Choose a tag to compare

@noahgift noahgift released this 11 Jun 04:50
· 66 commits to main since this release
37d98a7

Added

  • Per-position knowledge distillation (full-sequence KD) for the
    aprender-train-distill pipeline. The existing per-row path trains on ONE
    target per window (the next token after the window); per-position KD trains
    on EVERY position (position p predicts token p+1), giving up to
    seq_len× more distillation signal per forward pass. New
    kd_step_per_position, and additive trait methods logits_per_position /
    apply_kd_gradient_per_position (teacher + student) /
    next_batch_per_position (BatchSource) whose defaults wrap the per-row
    methods
    — so existing providers, including the CUDA backend, compile and
    behave unchanged. Opt-in via APR_DISTILL_PER_POSITION (default off → the
    production loop is byte-identical). Contract:
    contracts/distill-per-position-kd-v1.yaml (5 falsifiers + 2 kani
    harnesses, all passing on the CPU/fixture path).
    • Scope: the CPU/fixture path is fully verified. The real throughput
      benefit needs the CUDA teacher/student to emit all-position logits (a GPU
      forward change) — until then CUDA falls back to one position via the
      defaults. That GPU per-position forward is a documented follow-up.
    • While implementing, corrected a misleading comment in
      ShardBatchSource that claimed "identity-mapping semantics": the per-row
      labels were always genuine next-token (LMBatch causal-shifted target),
      not identity.

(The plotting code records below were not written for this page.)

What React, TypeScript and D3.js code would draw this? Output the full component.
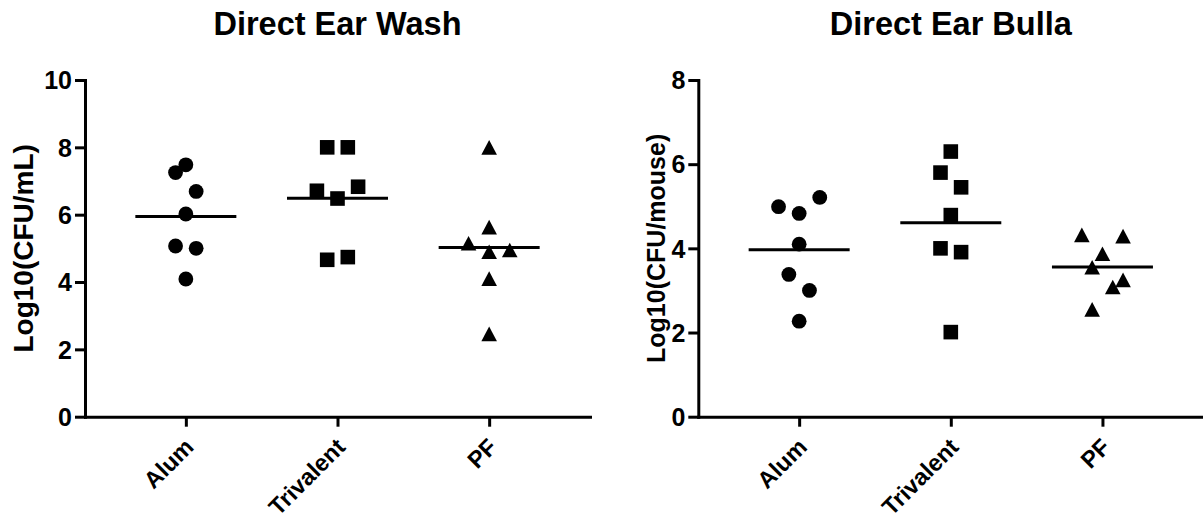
import React, { useEffect, useRef } from "react";
import * as d3 from "d3";

const groups = ["Alum", "Trivalent", "PF"];
const shapes = ["circle", "square", "triangle"];

// Direct Ear Wash, Log10(CFU/mL)
const washAlum = [7.48, 7.25, 6.69, 6.02, 5.07, 5.0, 4.09];
const washTrivalent = [8.0, 8.0, 6.71, 6.48, 6.83, 4.66, 4.74];
const washPF = [8.0, 5.63, 5.15, 4.9, 4.95, 4.1, 2.46];
const washTicks = [0, 2, 4, 6, 8, 10];

// Direct Ear Bulla, Log10(CFU/mouse)
const bullaAlum = [4.99, 4.83, 5.21, 4.1, 3.38, 3.0, 2.27];
const bullaTrivalent = [6.3, 5.8, 5.45, 4.79, 4.0, 3.91, 2.01];
const bullaPF = [4.32, 4.29, 3.87, 3.55, 3.25, 3.08, 2.55];
const bullaTicks = [0, 2, 4, 6, 8];

// side-by-side slots for points that would overlap (scatter dot plot spread)
const washAlumSlot = [0, -1, 1, 0, -1, 1, 0];
const washTrivalentSlot = [-1, 1, -2, 0, 2, -1, 1];
const washPFSlot = [0, 0, -2, 0, 2, 0, 0];
const bullaAlumSlot = [-2, 0, 2, 0, -1, 1, 0];
const bullaTrivalentSlot = [0, -1, 1, 0, -1, 1, 0];
const bullaPFSlot = [-2, 2, 0, -1, 2, 1, -1];

const W = 1203;
const H = 522;
const font = "Arial, 'Liberation Sans', sans-serif";

export default function App() {
  const ref = useRef<SVGSVGElement>(null);

  useEffect(() => {
    const svg = d3.select(ref.current);
    svg.selectAll("*").remove();

    const panels = [
      {
        title: "Direct Ear Wash",
        yLabel: "Log10(CFU/mL)",
        yMax: 10,
        ticks: washTicks,
        values: [washAlum, washTrivalent, washPF],
        slots: [washAlumSlot, washTrivalentSlot, washPFSlot],
        x0: 85,
        x1: 590,
        labelX: 33,
        labelSize: 28,
      },
      {
        title: "Direct Ear Bulla",
        yLabel: "Log10(CFU/mouse)",
        yMax: 8,
        ticks: bullaTicks,
        values: [bullaAlum, bullaTrivalent, bullaPF],
        slots: [bullaAlumSlot, bullaTrivalentSlot, bullaPFSlot],
        x0: 698.3,
        x1: 1203.3,
        labelX: 665,
        labelSize: 25,
      },
    ];

    const yTop = 80;
    const yBottom = 416.7;
    const spread = 10.3;

    panels.forEach((p) => {
      const x = d3.scalePoint().domain(groups).range([p.x0, p.x1]).padding(0.665);
      const y = d3.scaleLinear().domain([0, p.yMax]).range([yBottom, yTop]);
      const g = svg.append("g");

      // y axis
      const ya = g
        .append("g")
        .attr("transform", `translate(${p.x0},0)`)
        .call(d3.axisLeft(y).tickValues(p.ticks).tickSize(10).tickSizeOuter(0).tickPadding(3).tickFormat(d3.format("d")));
      // x axis
      const xa = g
        .append("g")
        .attr("transform", `translate(0,${yBottom})`)
        .call(d3.axisBottom(x).tickSize(10).tickSizeOuter(0));

      [ya, xa].forEach((a) => {
        a.select(".domain").attr("stroke", "#000").attr("stroke-width", 3).attr("stroke-linecap", "square");
        a.selectAll(".tick line").attr("stroke", "#000").attr("stroke-width", 3);
        a.selectAll("text")
          .attr("fill", "#000")
          .attr("font-family", font)
          .attr("font-weight", "bold")
          .attr("font-size", 25);
      });
      ya.selectAll("text").attr("dy", "0.35em");

      xa.selectAll(".tick text")
        .attr("font-size", 23.5)
        .attr("text-anchor", "end")
        .attr("x", 0)
        .attr("y", 0)
        .attr("dy", "0.71em")
        .attr("transform", "translate(-3,20) rotate(-45)");

      // titles
      g.append("text")
        .attr("x", (p.x0 + p.x1) / 2)
        .attr("y", 35)
        .attr("text-anchor", "middle")
        .attr("font-family", font)
        .attr("font-weight", "bold")
        .attr("font-size", 32.5)
        .text(p.title);

      g.append("text")
        .attr("transform", `translate(${p.labelX},${(yTop + yBottom) / 2}) rotate(-90)`)
        .attr("text-anchor", "middle")
        .attr("font-family", font)
        .attr("font-weight", "bold")
        .attr("font-size", p.labelSize)
        .text(p.yLabel);

      // points and means
      groups.forEach((grp, i) => {
        const cx = x(grp) as number;
        const vals = p.values[i];
        const slots = p.slots[i];
        const pts = g.append("g").attr("fill", "#000");
        vals.forEach((v, j) => {
          const px = cx + slots[j] * spread;
          const py = y(v);
          if (shapes[i] === "circle") {
            pts.append("circle").attr("cx", px).attr("cy", py).attr("r", 7.4);
          } else if (shapes[i] === "square") {
            pts.append("rect").attr("x", px - 7.3).attr("y", py - 7.3).attr("width", 14.6).attr("height", 14.6);
          } else {
            pts
              .append("path")
              .attr("d", `M${px},${py - 7.3}L${px + 7.8},${py + 7.3}L${px - 7.8},${py + 7.3}Z`);
          }
        });
        const m = d3.mean(vals) as number;
        g.append("line")
          .attr("x1", cx - 50.5)
          .attr("x2", cx + 50.5)
          .attr("y1", y(m))
          .attr("y2", y(m))
          .attr("stroke", "#000")
          .attr("stroke-width", 3);
      });
    });
  }, []);

  return (
    <svg
      ref={ref}
      width={W}
      height={H}
      style={{ position: "absolute", left: 0, top: 0, background: "#fff" }}
    />
  );
}
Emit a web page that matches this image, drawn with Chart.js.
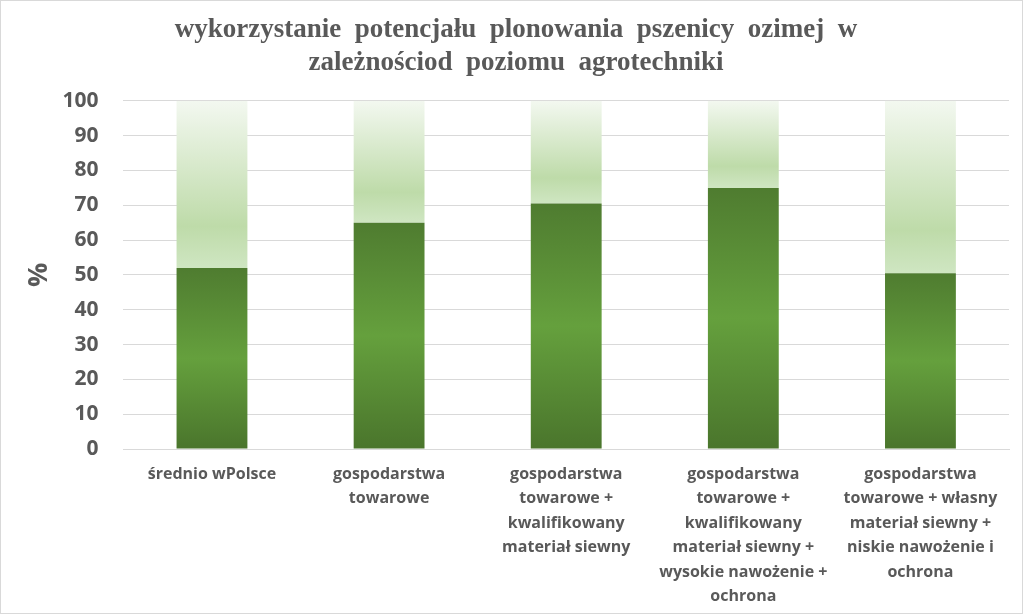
<!DOCTYPE html>
<html>
<head>
<meta charset="utf-8">
<script src="https://cdn.jsdelivr.net/npm/chart.js@4"></script>
<style>
  html, body { margin: 0; padding: 0; background: #fff; }
  #wrap { position: relative; width: 1021px; height: 612px; border: 1px solid #d9d9d9; }
</style>
</head>
<body>
<div id="wrap"><canvas id="c" width="1021" height="612"></canvas></div>
<script>
// ========= Data =========
const categories = [
  ["średnio wPolsce"],
  ["gospodarstwa", "towarowe"],
  ["gospodarstwa", "towarowe +", "kwalifikowany", "materiał siewny"],
  ["gospodarstwa", "towarowe +", "kwalifikowany", "materiał siewny +", "wysokie nawożenie +", "ochrona"],
  ["gospodarstwa", "towarowe + własny", "materiał siewny +", "niskie nawożenie i", "ochrona"]
];
const used = [52, 65, 70.5, 75, 50.5];
const remaining = used.map(v => 100 - v);
const yTicks = [0, 10, 20, 30, 40, 50, 60, 70, 80, 90, 100];

const gray = "#595959";

/* ========= Gradients ========= */
function darkFill(ctx) {
  const chart = ctx.chart;
  if (!chart.chartArea) return "#5a8c36";
  const y = chart.scales.y;
  const top = y.getPixelForValue(used[ctx.dataIndex]);
  const bottom = y.getPixelForValue(0);
  const g = chart.ctx.createLinearGradient(0, top, 0, bottom);
  g.addColorStop(0, "#4f7c30");
  g.addColorStop(0.5, "#65a03d");
  g.addColorStop(1, "#4a752c");
  return g;
}
function lightFill(ctx) {
  const chart = ctx.chart;
  if (!chart.chartArea) return "#c5e0b4";
  const y = chart.scales.y;
  const top = y.getPixelForValue(100);
  const bottom = y.getPixelForValue(used[ctx.dataIndex]);
  const g = chart.ctx.createLinearGradient(0, top, 0, bottom);
  g.addColorStop(0, "#f3f8f0");
  g.addColorStop(0.75, "#bedba9");
  g.addColorStop(1, "#cfe6c2");
  return g;
}

/* ========= Chart ========= */
new Chart(document.getElementById("c"), {
  type: "bar",
  data: {
    labels: categories,
    datasets: [
      { label: "wykorzystanie", data: used, backgroundColor: darkFill, borderWidth: 0 },
      { label: "niewykorzystane", data: remaining, backgroundColor: lightFill, borderWidth: 0 }
    ]
  },
  options: {
    responsive: false,
    animation: false,
    devicePixelRatio: 1,
    layout: { padding: { left: 22, right: 13, top: 8, bottom: -1 } },
    datasets: { bar: { categoryPercentage: 1, barPercentage: 0.4 } },
    plugins: {
      legend: { display: false },
      tooltip: { enabled: false },
      title: {
        display: true,
        text: ["wykorzystanie  potencjału  plonowania  pszenicy  ozimej  w", "zależnościod  poziomu  agrotechniki"],
        color: gray,
        font: { family: "'Liberation Serif', 'Times New Roman', serif", size: 27, weight: "bold" },
        lineHeight: 1.2,
        padding: { top: 5, bottom: 22 }
      }
    },
    scales: {
      x: {
        stacked: true,
        grid: { display: false },
        border: { color: "#d9d9d9" },
        ticks: {
          color: gray,
          maxRotation: 0,
          autoSkip: false,
          padding: 5,
          font: { family: "'Open Sans', Calibri, sans-serif", size: 16, weight: "bold", lineHeight: 1.53 }
        }
      },
      y: {
        stacked: true,
        min: 0,
        max: 100,
        afterBuildTicks: (axis) => { axis.ticks = yTicks.map(v => ({ value: v })); },
        grid: { color: "#d9d9d9", drawTicks: false },
        border: { display: false },
        ticks: {
          color: gray,
          padding: 25,
          font: { family: "'Open Sans', Calibri, sans-serif", size: 21, weight: "bold" }
        },
        title: {
          display: true,
          text: "%",
          color: gray,
          padding: { top: 0, bottom: -18 },
          font: { family: "'Open Sans', Calibri, sans-serif", size: 27, weight: "bold" }
        }
      }
    }
  }
});
</script>
</body>
</html>
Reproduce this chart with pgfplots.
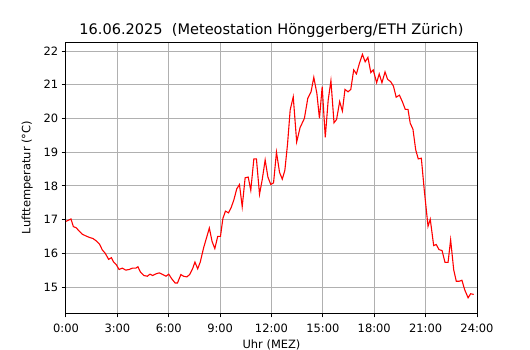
\documentclass[border=0pt]{standalone}
\usepackage{fontspec}
\setmainfont{DejaVu Sans}
\usepackage{pgfplots}
\pgfplotsset{compat=1.18}
\begin{document}
\begin{tikzpicture}
\begin{axis}[
  name=ax,
  width=411bp, height=271bp, scale only axis,
  xmin=0, xmax=24, ymin=14.229, ymax=22.267,
  xtick={0,3,...,24},
  xticklabels={0:00,3:00,6:00,9:00,12:00,15:00,18:00,21:00,24:00},
  ytick={15,...,22},
  /pgf/number format/assume math mode=true,
  tick label style={font=\fontsize{11.5}{13}\selectfont},
  xticklabel style={yshift=-3bp},
  label style={font=\fontsize{11.5}{13}\selectfont},
  xlabel style={yshift=0bp},
  ylabel style={yshift=4bp},
  title style={font=\fontsize{14.6}{17}\selectfont, yshift=-5bp},
  title={16.06.2025\ \ (Meteostation Hönggerberg/ETH Zürich)},
  xlabel={Uhr (MEZ)}, ylabel={Lufttemperatur (°C)},
  grid=major, grid style={color=black!31, line width=1bp},
  axis line style={line width=1bp},
  tick style={black, line width=1bp},
  major tick length=4.4bp,
  tick align=outside, xtick pos=bottom, ytick pos=left,
]
\addplot[red, line width=1.1bp] coordinates {
(0.00,16.95) (0.10,16.97) (0.29,17.02) (0.43,16.79) (0.59,16.76) (0.75,16.67)
(0.94,16.57) (1.14,16.52) (1.37,16.47) (1.57,16.44) (1.76,16.37) (1.96,16.27)
(2.12,16.10) (2.29,16.00) (2.49,15.82) (2.65,15.87) (2.78,15.74) (2.94,15.66)
(3.10,15.52) (3.29,15.56) (3.49,15.50) (3.69,15.52) (3.88,15.56) (4.08,15.56)
(4.20,15.60) (4.35,15.44) (4.55,15.34) (4.75,15.32) (4.90,15.38) (5.06,15.34)
(5.25,15.39) (5.45,15.42) (5.65,15.37) (5.84,15.32) (6.00,15.38) (6.18,15.24)
(6.37,15.12) (6.51,15.12) (6.71,15.37) (6.86,15.32) (7.06,15.30) (7.22,15.37)
(7.39,15.54) (7.53,15.74) (7.69,15.54) (7.84,15.74) (8.04,16.17) (8.24,16.52)
(8.37,16.75) (8.53,16.35) (8.69,16.14) (8.86,16.50) (9.02,16.50) (9.16,17.03)
(9.31,17.25) (9.49,17.20) (9.64,17.35) (9.80,17.58) (9.97,17.91) (10.13,18.04)
(10.29,17.38) (10.46,18.24) (10.64,18.26) (10.79,17.87) (10.97,18.80) (11.12,18.80)
(11.30,17.75) (11.46,18.19) (11.63,18.77) (11.79,18.26) (11.96,18.04) (12.12,18.09)
(12.29,19.00) (12.47,18.40) (12.63,18.20) (12.78,18.46) (12.94,19.26) (13.09,20.25)
(13.27,20.64) (13.47,19.30) (13.67,19.73) (13.92,20.00) (14.12,20.60) (14.31,20.79)
(14.47,21.22) (14.65,20.74) (14.80,20.00) (14.96,20.94) (15.14,19.44) (15.31,20.54)
(15.47,21.12) (15.65,19.87) (15.80,19.97) (15.98,20.50) (16.14,20.22) (16.29,20.86)
(16.47,20.79) (16.63,20.86) (16.80,21.44) (16.96,21.32) (17.12,21.61) (17.31,21.90)
(17.47,21.68) (17.63,21.81) (17.80,21.36) (17.94,21.44) (18.14,21.06) (18.29,21.32)
(18.45,21.06) (18.63,21.38) (18.78,21.16) (18.96,21.09) (19.12,20.96) (19.28,20.63)
(19.47,20.69) (19.64,20.50) (19.81,20.27) (19.97,20.27) (20.10,19.86) (20.26,19.68)
(20.42,19.07) (20.57,18.80) (20.75,18.82) (20.92,17.88) (21.14,16.80) (21.27,17.01)
(21.47,16.23) (21.62,16.26) (21.78,16.11) (21.96,16.08) (22.13,15.73) (22.31,15.73)
(22.46,16.40) (22.64,15.51) (22.79,15.17) (22.95,15.17) (23.12,15.20) (23.28,14.92)
(23.48,14.68) (23.63,14.80) (23.81,14.78)
};
\end{axis}
\pgfresetboundingbox
\useasboundingbox (ax.south west) ++(-66bp,-37bp) rectangle ++(530bp,350bp);
\end{tikzpicture}
\end{document}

Pinned by a falsifier so it can't mislead again.

Fixed

  • PMAT-706 re-land: the APR_DISTILL_MAX_STEPS=N smoke-validation mode
    announced in #1888 (v0.35.2) was never actually in pipeline.rs — commit
    52650c60c squash-dropped the implementation and shipped only the
    apr-distill-smoke-validation-v1.yaml contract. The early-break, [SMOKE]
    summary, 0-steps guard, and no-export side-effect are now implemented in
    crates/aprender-train-distill/src/pipeline.rs and bound to the contract's
    four falsifiers (pipeline::tests::pmat_706_{smoke,no_regression,summary_format,no_output_in_smoke},
    all passing). scripts/dispatch-distill-stage-d.sh now forwards
    APR_DISTILL_MAX_STEPS across the ssh/env boundary so the documented
    APR_DISTILL_MAX_STEPS=10 ./scripts/dispatch-distill-stage-d.sh actually
    triggers smoke mode (previously a silent no-op).